Love's Equal On Earth
I must confess every day for better feeling

My regex is not too good:

^(.*?)(\w+\s?){1,12}(?!\S|$)

I want to avoid all the punctuation marks at the end of the lines, that is to find those lines of a maximum of 12 words that have nothing after the last word, no punctuation marks, nothing.
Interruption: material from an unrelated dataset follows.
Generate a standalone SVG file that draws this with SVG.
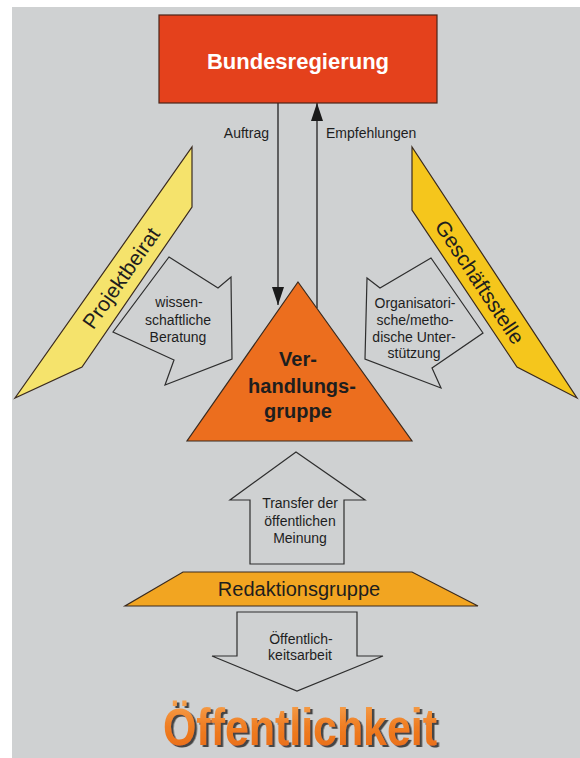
<svg xmlns="http://www.w3.org/2000/svg" width="580" height="758" viewBox="0 0 580 758">
  <defs>
    <style>
      .lbl { font-family: "Liberation Sans", Arial, sans-serif; fill: #1e1e1e; }
      .blk { fill: none; stroke: #2e2e2e; stroke-width: 1.2; stroke-linejoin: miter; }
      .edge { stroke: #2e2e2e; stroke-width: 1.4; fill: none; }
      .shape { stroke: #3a2a1e; stroke-width: 1.2; stroke-linejoin: miter; }
    </style>
    <marker id="ah" viewBox="0 0 18 12" refX="18" refY="6" markerWidth="18" markerHeight="12" markerUnits="userSpaceOnUse" orient="auto">
      <path d="M0,0 L18,6 L0,12 z" fill="#1a1a1a"/>
    </marker>
    <linearGradient id="og" x1="0" y1="0" x2="0" y2="1">
      <stop offset="0" stop-color="#f6a552"/>
      <stop offset="0.5" stop-color="#ef7d22"/>
      <stop offset="1" stop-color="#e86a14"/>
    </linearGradient>
    <filter id="shadow" x="-5%" y="-10%" width="115%" height="130%">
      <feDropShadow dx="2.5" dy="2" stdDeviation="0.4" flood-color="#444444" flood-opacity="1"/>
    </filter>
  </defs>

  <rect x="0" y="0" width="580" height="758" fill="#ffffff"/>
  <rect x="12" y="7" width="568" height="751" fill="#cfd1d2"/>

  <g id="connectors">
    <line class="edge" x1="278" y1="103" x2="278" y2="305" marker-end="url(#ah)"/>
    <line class="edge" x1="317" y1="308" x2="317" y2="103" marker-end="url(#ah)"/>
    <text class="lbl" x="269" y="138" font-size="14" text-anchor="end">Auftrag</text>
    <text class="lbl" x="326" y="138" font-size="14">Empfehlungen</text>
  </g>

  <g id="bundesregierung">
    <rect x="159" y="15" width="278" height="88" fill="#e4411c" stroke="#4a2418" stroke-width="1.2"/>
    <text class="lbl" x="298" y="69" font-size="22" font-weight="bold" text-anchor="middle" style="fill:#ffffff">Bundesregierung</text>
  </g>

  <g id="projektbeirat">
    <polygon class="shape" points="192,147 192,207 82,367 15,398" fill="#f5e36c"/>
    <text class="lbl" x="121" y="278" font-size="21" text-anchor="middle" dominant-baseline="central" transform="rotate(-55 121 278)">Projektbeirat</text>
  </g>

  <g id="geschaeftsstelle">
    <polygon class="shape" points="412,147 412,210 517,367 577,398" fill="#f5c61c"/>
    <text class="lbl" x="480" y="282" font-size="21" text-anchor="middle" dominant-baseline="central" transform="rotate(56.5 480 282)">Geschäftsstelle</text>
  </g>

  <g id="wissenschaftliche-beratung">
    <polygon class="blk" points="169,257 218,288 231,277 232,359 165,385 174,360 113,332"/>
    <text class="lbl" font-size="14" text-anchor="middle"><tspan x="179" y="307">wissen-</tspan><tspan x="178" y="325">schaftliche</tspan><tspan x="178" y="342">Beratung</tspan></text>
  </g>

  <g id="organisatorische-unterstuetzung">
    <polygon class="blk" points="431,258 380,288 367,278 365,359 441,388 432,368 483,333"/>
    <text class="lbl" font-size="14" text-anchor="middle"><tspan x="415" y="308">Organisatori-</tspan><tspan x="415" y="325">sche/metho-</tspan><tspan x="414" y="342">dische Unter-</tspan><tspan x="414" y="358">stützung</tspan></text>
  </g>

  <g id="verhandlungsgruppe">
    <polygon class="shape" points="298,282 412,441 187,441" fill="#ec6e1e"/>
    <text class="lbl" font-size="20" font-weight="bold" text-anchor="middle"><tspan x="298" y="366">Ver-</tspan><tspan x="302" y="393">handlungs-</tspan><tspan x="298" y="418">gruppe</tspan></text>
  </g>

  <g id="transfer">
    <polygon class="blk" points="296,452 365,500 344,500 344,564 250,564 250,500 230,500"/>
    <text class="lbl" font-size="14" text-anchor="middle"><tspan x="300" y="508">Transfer der</tspan><tspan x="300" y="526">öffentlichen</tspan><tspan x="300" y="543">Meinung</tspan></text>
  </g>

  <g id="redaktionsgruppe">
    <polygon class="shape" points="183,572 412,572 478,606 125,606" fill="#f2a521"/>
    <text class="lbl" x="299" y="596" font-size="20" text-anchor="middle">Redaktionsgruppe</text>
  </g>

  <g id="oeffentlichkeitsarbeit">
    <polygon class="blk" points="237,612 357,612 357,656 383,656 297,691 212,656 237,656"/>
    <text class="lbl" font-size="14" text-anchor="middle"><tspan x="301" y="644">Öffentlich-</tspan><tspan x="300" y="660">keitsarbeit</tspan></text>
  </g>

  <g id="oeffentlichkeit">
    <text x="300" y="745" font-family="'Liberation Sans', Arial, sans-serif" font-size="52" font-weight="bold" text-anchor="middle" textLength="274" lengthAdjust="spacingAndGlyphs" fill="url(#og)" filter="url(#shadow)">Öffentlichkeit</text>
  </g>
</svg>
My regex stops of the line, before the ' punctuation mark.

Answer 1

• Ctrl+H
• Find what: ^(?:(?:\w+\W){13}.+|.*[.!?]|)\R
• Replace with: LEAVE EMPTY
• TICK Wrap around
• SELECT Regular expression
• UNTICK . matches newline
• Replace all

Explanation:

^           # beginning of line
    (?:         # non capture group
        (?:         # non capture group
            \w+         # 1 or more word characters
            \W          # non word character
        ){13}       # end group, must appear 13 times
        .+          # 1 or more any character
      |           # OR
        .*          # 0 or more any character
        [.!?]       # a punctuation, you can add all punctuation you want
      |           # OR
                    # EMPTY
    )           # end group
    \R          # any kind of linebreak

Screenshot (before):

Screenshot (after):

Answer 2

^(\S+ ?){1,12}(?<!\.)$

Flags: gm

• ^: start of line (\S+ ?) => \S+ any character that isn't a whitespace, repeated 1 to n times
• followed by a optional whitespace ?
• All repeated 1 to 12 times {1,12}
• (?<!\.)$ : $ end of line not preceded by a . (feel free to put more like ?,!;)

Try it here.

What's interesting in this one is that you can have punctuation between your words, it will check only the last punctuation at line's end.

Answer 3

• Ctrl+H
• Find what: ^(.*?)(\w+\s){1,12}(\w+)\s*$
• Replace with: (Leave EMpty)
• CHECK Wrap around
• CHECK Regular expression
• UNCHECK . matches newline
• Replace all

Answer 4

Not sure if this is optimal, but try the following:

• Find what: ^(\w+[^\.,\:!\?]){1,12}$
• Search mode: Regular expression

Note: I have only considered a few punctuation characters (. , , , : , ! and ?).